By Jean Christou
DESPITE the significant reduction in public service wages, Cyprus’ compensation of government employees remains among the highest in the EU, the International Monetary Fund (IMF) said yesterday.
Even after wage cuts of 9–15 per cent and a 3 per cent decline in central government employment, compensation of public employees as a share of GDP is the fourth largest in the EU, it said.
And, on the basis of current projections, the compensation is expected to remain around 14 per cent of GDP by 2018 “which is still about 3 percentage points of GDP higher than the 2013 Eurostat database average of 11 percent of GDP”.
The observations were made in the IMF’s Staff Supplement of October 17, updating information on recent developments, and released as part of the Staff Report prepared by an IMF team for the Executive Board’s consideration on October 20.
This followed discussions that ended on July 30, with Cypriot officials on an Article IV consultation. The staff report was completed on October 3. The documents, including a summary, were released under embargo yesterday.
Where the summary takes an overview of what has been achieved so far under Cyprus’ €10bn bailout programme to which the IMF is a party, the Staff Supplement focuses on selected issues, in this instance including non-performing loans (NPLs) and public service wages.
The IMF said that to address high levels of public salaries and pensions, they could be further reduced.
“To reduce the gap with the private sector, salary cuts could be relatively more targeted to the levels of the salary distribution where gaps are the largest,” it said.
It also suggested subjecting public pension gratuities to income tax, which are currently tax free though the government recently tried suggesting they be taxed. It backed off when public service union PASYDY threatened to strike.
The IMF said currently lump-sum payments received at the start of retirement, averaged around €104,637 per person in 2013.
“Taxing them is estimated to yield about 0.2 per cent of GDP,” said the IMF. “Alternatively, fully phasing them out over time could yield up to 0.5 per cent of GDP. Such measures may need to be accompanied by an increase in the eligibility age to receive a gratuity and/or an unreduced pension to limit incentives for early retirement.”
Another way to cut the public service wage bill would be to reduce employment in select sectors such as education.
“The authorities could consider increasing working hours, increasing class size, extending school schedules, and rationalising non-teaching staff,” the IMF said.
These strategies would all result in a reduced need for workers on renewable contracts.

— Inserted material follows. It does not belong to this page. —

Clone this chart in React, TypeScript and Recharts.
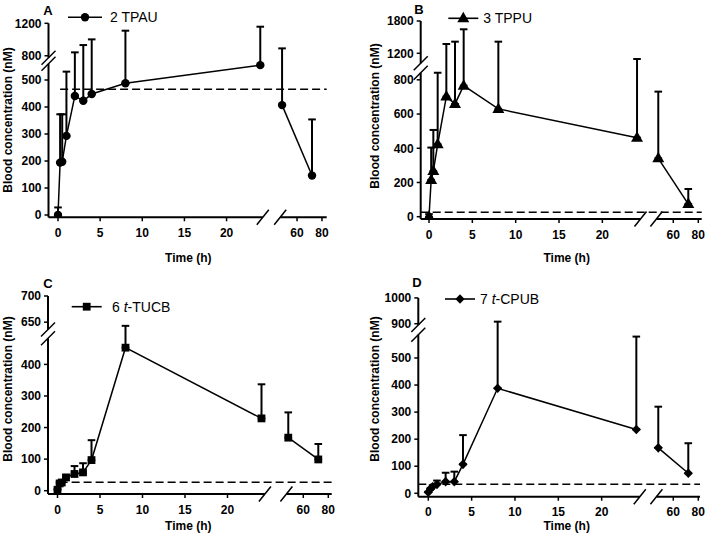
import React from 'react';
import { LineChart, Line, XAxis, YAxis, ErrorBar, ReferenceLine, Legend } from 'recharts';

const FONT = '"Liberation Sans", Arial, Helvetica, sans-serif';

// sampling times (h)
const times = [0, 0.25, 0.5, 1, 2, 3, 4, 8, 24, 48, 72];
const xTicks = [0, 5, 10, 15, 20, 60, 80];

// mean and mean + SD (nM)
const tpauMean = [0, 194, 197, 293, 441, 423, 448, 488, 555, 407, 146];
const tpauUpper = [28, 373, 373, 531, 842, 932, 1002, 1109, 1158, 891, 354];
const tppuMean = [0, 215, 267, 423, 702, 659, 766, 630, 462, 341, 74];
const tppuUpper = [15, 404, 507, 842, 1373, 1416, 1646, 1416, 1094, 731, 162];
const tucbMean = [3, 23, 26, 42, 53, 58, 97, 453, 229, 168, 99];
const tucbUpper = [5, 28, 32, 50, 78, 87, 160, 643, 337, 248, 148];
const cpubMean = [4, 16, 24, 33, 43, 43, 107, 388, 236, 168, 74];
const cpubUpper = [6, 20, 30, 47, 76, 80, 215, 908, 579, 320, 185];

// dashed reference levels (nM)
const thresholds = [466, 26, 27, 33];

const yTicksA = [0, 100, 200, 300, 400, 500, 800, 1200];
const yTicksB = [0, 200, 400, 600, 800, 1200, 1800];
const yTicksC = [0, 100, 200, 300, 400, 650, 700];
const yTicksD = [0, 100, 200, 300, 400, 500, 900, 1000];

type Node = [number, number];
type MarkerKind = 'circle' | 'triangle' | 'square' | 'diamond';

// piecewise linear map used for the broken axes
function piecewise(nodes: Node[]) {
  return (v: number) => {
    let i = 1;
    while (i < nodes.length - 1 && v > nodes[i][0]) i++;
    const [a, pa] = nodes[i - 1];
    const [b, pb] = nodes[i];
    return pa + ((v - a) * (pb - pa)) / (b - a);
  };
}

function Marker({ kind, cx, cy }: { kind: MarkerKind; cx: number; cy: number }) {
  if (kind === 'circle') return <circle cx={cx} cy={cy} r={4.2} fill="#000" />;
  if (kind === 'square') return <rect x={cx - 3.9} y={cy - 3.9} width={7.8} height={7.8} fill="#000" />;
  if (kind === 'triangle')
    return <polygon points={`${cx},${cy - 6.5} ${cx - 6},${cy + 4} ${cx + 6},${cy + 4}`} fill="#000" />;
  return <polygon points={`${cx},${cy - 4.8} ${cx + 4.6},${cy} ${cx},${cy + 4.8} ${cx - 4.6},${cy}`} fill="#000" />;
}

const makeDot = (kind: MarkerKind) => (props: any) => {
  const { cx, cy, index } = props;
  if (cx == null || cy == null) return <g key={index} />;
  return <Marker key={index} kind={kind} cx={cx} cy={cy} />;
};

interface PanelCfg {
  letter: string;
  name: React.ReactNode;
  marker: MarkerKind;
  mean: number[];
  upper: number[];
  threshold: number;
  yTicks: number[];
  box: { left: number; top: number; width: number; height: number };
  plot: { left: number; top: number; right: number; bottom: number };
  zero: { x: number; y: number };
  xNodes: Node[];
  yNodes: Node[];
  xBreak: [number, number];
  yBreak: [number, number];
  dashFrom?: number;
  letterPos: { x: number; y: number };
  legend: { x1: number; x2: number; y: number; textX: number };
  yTitle: { x: number; y: number };
  xTitle: { x: number; y: number };
}

const panels: PanelCfg[] = [
  {
    letter: 'A', name: '2 TPAU', marker: 'circle', mean: tpauMean, upper: tpauUpper,
    threshold: thresholds[0], yTicks: yTicksA,
    box: { left: 0, top: 0, width: 354, height: 270 },
    plot: { left: 48.5, top: 23.3, right: 326.7, bottom: 217.3 },
    zero: { x: 58, y: 215 },
    xNodes: [[0, 0], [24.3, 204.8], [46.5, 222.2], [80, 264]],
    yNodes: [[0, 0], [560, 151.2], [775, 157.2], [1200, 191.7]],
    xBreak: [24.3, 46.5], yBreak: [560, 775], dashFrom: 0.25,
    letterPos: { x: 48, y: 10 }, legend: { x1: 68, x2: 102, y: 17.3, textX: 110 },
    yTitle: { x: 8.3, y: 120 }, xTitle: { x: 188.3, y: 258.3 },
  },
  {
    letter: 'B', name: '3 TPPU', marker: 'triangle', mean: tppuMean, upper: tppuUpper,
    threshold: thresholds[1], yTicks: yTicksB,
    box: { left: 354, top: 0, width: 355, height: 270 },
    plot: { left: 420.7, top: 21, right: 701.7, bottom: 219 },
    zero: { x: 429, y: 216.7 },
    xNodes: [[0, 0], [24.4, 211.5], [46.5, 227.4], [80, 269.3]],
    yNodes: [[0, 0], [841, 143.9], [1014, 153.4], [1800, 195.7]],
    xBreak: [24.4, 46.5], yBreak: [841, 1014],
    letterPos: { x: 419, y: 9.5 }, legend: { x1: 448.3, x2: 478.3, y: 18.3, textX: 483.3 },
    yTitle: { x: 375, y: 116 }, xTitle: { x: 566.7, y: 258.3 },
  },
  {
    letter: 'C', name: <>6 <tspan fontStyle="italic">t</tspan>-TUCB</>, marker: 'square',
    mean: tucbMean, upper: tucbUpper, threshold: thresholds[2], yTicks: yTicksC,
    box: { left: 0, top: 270, width: 354, height: 269 },
    plot: { left: 48, top: 296, right: 331.7, bottom: 494 },
    zero: { x: 57.5, y: 490.7 },
    xNodes: [[0, 0], [24.4, 207.4], [46.5, 228.9], [80, 270.8]],
    yNodes: [[0, 0], [483, 152.5], [636, 161.2], [700, 194.7]],
    xBreak: [24.4, 46.5], yBreak: [483, 636], dashFrom: 0.25,
    letterPos: { x: 48, y: 283 }, legend: { x1: 71.7, x2: 101.7, y: 306.7, textX: 112 },
    yTitle: { x: 8.3, y: 389 }, xTitle: { x: 188.3, y: 526 },
  },
  {
    letter: 'D', name: <>7 <tspan fontStyle="italic">t</tspan>-CPUB</>, marker: 'diamond',
    mean: cpubMean, upper: cpubUpper, threshold: thresholds[3], yTicks: yTicksD,
    box: { left: 354, top: 270, width: 355, height: 269 },
    plot: { left: 418.3, top: 298, right: 700, bottom: 496.7 },
    zero: { x: 428.3, y: 493.3 },
    xNodes: [[0, 0], [24.4, 211.5], [46.5, 228.1], [80, 270]],
    yNodes: [[0, 0], [586, 158.6], [895, 168.3], [1000, 195.4]],
    xBreak: [24.4, 46.5], yBreak: [586, 895],
    letterPos: { x: 417, y: 282.7 }, legend: { x1: 445, x2: 475, y: 299, textX: 480 },
    yTitle: { x: 375, y: 389 }, xTitle: { x: 566.7, y: 526 },
  },
];

const tickStyle = { fontFamily: FONT, fontSize: 12, fontWeight: 700, fill: '#000' };

function Panel({ p }: { p: PanelCfg }) {
  const fx = piecewise(p.xNodes);
  const fy = piecewise(p.yNodes);
  const bx = p.box.left;
  const by = p.box.top;
  const xDom: [number, number] = [p.plot.left - p.zero.x, p.plot.right - p.zero.x];
  const yDom: [number, number] = [p.zero.y - p.plot.bottom, p.zero.y - p.plot.top];

  const rows = times.map((t, i) => ({
    x: fx(t),
    y: fy(p.mean[i]),
    err: [0, fy(p.upper[i]) - fy(p.mean[i])],
  }));
  const early = rows.filter((_, i) => times[i] <= 24);
  const late = rows.filter((_, i) => times[i] >= 48);

  const xLabel = (v: number) => {
    const t = xTicks.find((k) => Math.abs(fx(k) - v) < 0.01);
    return t == null ? '' : String(t);
  };
  const yLabel = (v: number) => {
    const t = p.yTicks.find((k) => Math.abs(fy(k) - v) < 0.01);
    return t == null ? '' : String(t);
  };

  const ax = xDom[0];
  const ay = yDom[0];
  const axisSegs = [
    [{ x: ax, y: ay }, { x: ax, y: fy(p.yBreak[0]) }],
    [{ x: ax, y: fy(p.yBreak[1]) }, { x: ax, y: yDom[1] }],
    [{ x: ax, y: ay }, { x: fx(p.xBreak[0]), y: ay }],
    [{ x: fx(p.xBreak[1]), y: ay }, { x: xDom[1], y: ay }],
  ];
  const breakMarks = [
    ...p.yBreak.map((b) => [{ x: ax - 7, y: fy(b) - 7 }, { x: ax + 7, y: fy(b) + 7 }]),
    ...p.xBreak.map((b) => [{ x: fx(b) - 6, y: ay - 7.5 }, { x: fx(b) + 6, y: ay + 7.5 }]),
  ];
  const dashStart = p.dashFrom == null ? xDom[0] : fx(p.dashFrom);

  const lg = p.legend;
  const legendContent = () => (
    <svg width={p.box.width} height={50} style={{ display: 'block', overflow: 'visible' }}>
      <text x={p.letterPos.x - bx} y={p.letterPos.y - by} textAnchor="middle" dominantBaseline="central"
        fontFamily={FONT} fontSize={13} fontWeight={700} fill="#000">{p.letter}</text>
      <line x1={lg.x1 - bx} x2={lg.x2 - bx} y1={lg.y - by} y2={lg.y - by} stroke="#000" strokeWidth={1.6} />
      <Marker kind={p.marker} cx={(lg.x1 + lg.x2) / 2 - bx} cy={lg.y - by} />
      <text x={lg.textX - bx} y={lg.y - by} dominantBaseline="central" fontFamily={FONT} fontSize={14} fill="#000">
        {p.name}
      </text>
    </svg>
  );

  return (
    <div style={{ position: 'absolute', left: bx, top: by, width: p.box.width, height: p.box.height }}>
      <LineChart
        width={p.box.width}
        height={p.box.height}
        margin={{ top: p.plot.top - by, right: bx + p.box.width - p.plot.right, bottom: 0, left: 0 }}
      >
        <XAxis
          type="number"
          dataKey="x"
          domain={xDom}
          allowDataOverflow
          ticks={xTicks.map(fx)}
          interval={0}
          tickFormatter={xLabel}
          axisLine={false}
          tickLine={{ stroke: '#000', strokeWidth: 1.5 }}
          tickSize={4}
          tickMargin={7}
          tick={tickStyle}
          height={by + p.box.height - p.plot.bottom}
          label={{
            value: 'Time (h)',
            content: () => (
              <text x={p.xTitle.x - bx} y={p.xTitle.y - by} textAnchor="middle" dominantBaseline="central"
                fontFamily={FONT} fontSize={12} fontWeight={700} fill="#000">Time (h)</text>
            ),
          }}
        />
        <YAxis
          type="number"
          domain={yDom}
          allowDataOverflow
          ticks={p.yTicks.map(fy)}
          interval={0}
          tickFormatter={yLabel}
          axisLine={false}
          tickLine={{ stroke: '#000', strokeWidth: 1.5 }}
          tickSize={4}
          tickMargin={3}
          tick={tickStyle}
          width={p.plot.left - bx}
          label={{
            value: 'Blood concentration (nM)',
            content: () => {
              const x = p.yTitle.x - bx;
              const y = p.yTitle.y - by;
              return (
                <text x={x} y={y} transform={`rotate(-90, ${x}, ${y})`} textAnchor="middle"
                  dominantBaseline="central" fontFamily={FONT} fontSize={12} fontWeight={700} fill="#000">
                  Blood concentration (nM)
                </text>
              );
            },
          }}
        />
        {axisSegs.map((s, i) => (
          <ReferenceLine key={`ax${i}`} segment={s} stroke="#000" strokeWidth={2} ifOverflow="visible" />
        ))}
        {breakMarks.map((s, i) => (
          <ReferenceLine key={`br${i}`} segment={s} stroke="#000" strokeWidth={1.5} ifOverflow="visible" />
        ))}
        <ReferenceLine
          segment={[{ x: dashStart, y: fy(p.threshold) }, { x: xDom[1], y: fy(p.threshold) }]}
          stroke="#000"
          strokeWidth={1.5}
          strokeDasharray="8 4"
          ifOverflow="visible"
        />
        <Line data={early} dataKey="y" stroke="#000" strokeWidth={1.5} dot={makeDot(p.marker)}
          activeDot={false} isAnimationActive={false} legendType="none">
          <ErrorBar dataKey="err" direction="y" width={3.8} stroke="#000" strokeWidth={2} />
        </Line>
        <Line data={late} dataKey="y" stroke="#000" strokeWidth={1.5} dot={makeDot(p.marker)}
          activeDot={false} isAnimationActive={false} legendType="none">
          <ErrorBar dataKey="err" direction="y" width={3.8} stroke="#000" strokeWidth={2} />
        </Line>
        <Legend
          layout="vertical"
          verticalAlign="middle"
          align="center"
          wrapperStyle={{ top: 0, left: 0, width: p.box.width, height: 50 }}
          content={legendContent}
        />
      </LineChart>
    </div>
  );
}

export default function App() {
  return (
    <div style={{ position: 'absolute', left: 0, top: 0, width: 709, height: 539, background: '#fff' }}>
      {panels.map((p) => (
        <Panel key={p.letter} p={p} />
      ))}
    </div>
  );
}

For example, reducing 2,000 workers on renewable contracts could save about 0.4 per cent of GDP in three years.
A low and declining student-teacher ratio for basic education was indicative of excess employment in the education sector, the IMF said.
“While the number of students has been declining due to smaller cohorts, the number of teachers increased almost continuously since the 90s and only recently stabilised.” Secondary education seemed to show the largest excess, with an average of only eight students per teacher in 2011, compared to the European average of 14 in 2010 for basic education.
In fact, according to the report, Cyprus spent relatively more than other countries on general public services, defence, public order, and safety and education, of which wage costs exceeded 65 per cent of the spending in each of these categories by the end of 2012.
It said that measures to rationalise the compensation of employees should be accompanied by a reform of the public administration. The reform would need to address the fiscal consequences of the unfreezing of wages as from 2017, which allows for a resumption of automatic salary increase of 3.6 per cent on average and other wage increases.
Key measures the government needs to consider include carrying out a compensation survey to benchmark government salaries with appropriate private sector comparators, aligning salaries with those of the private sector, reforming pay scales to eliminate automatic increases unrelated to performance, revamping the performance appraisal system and facilitating mobility across the public sector. To maximise its benefits, the reform should also apply to the broader public sector, including semi-government organisations, said the IMF.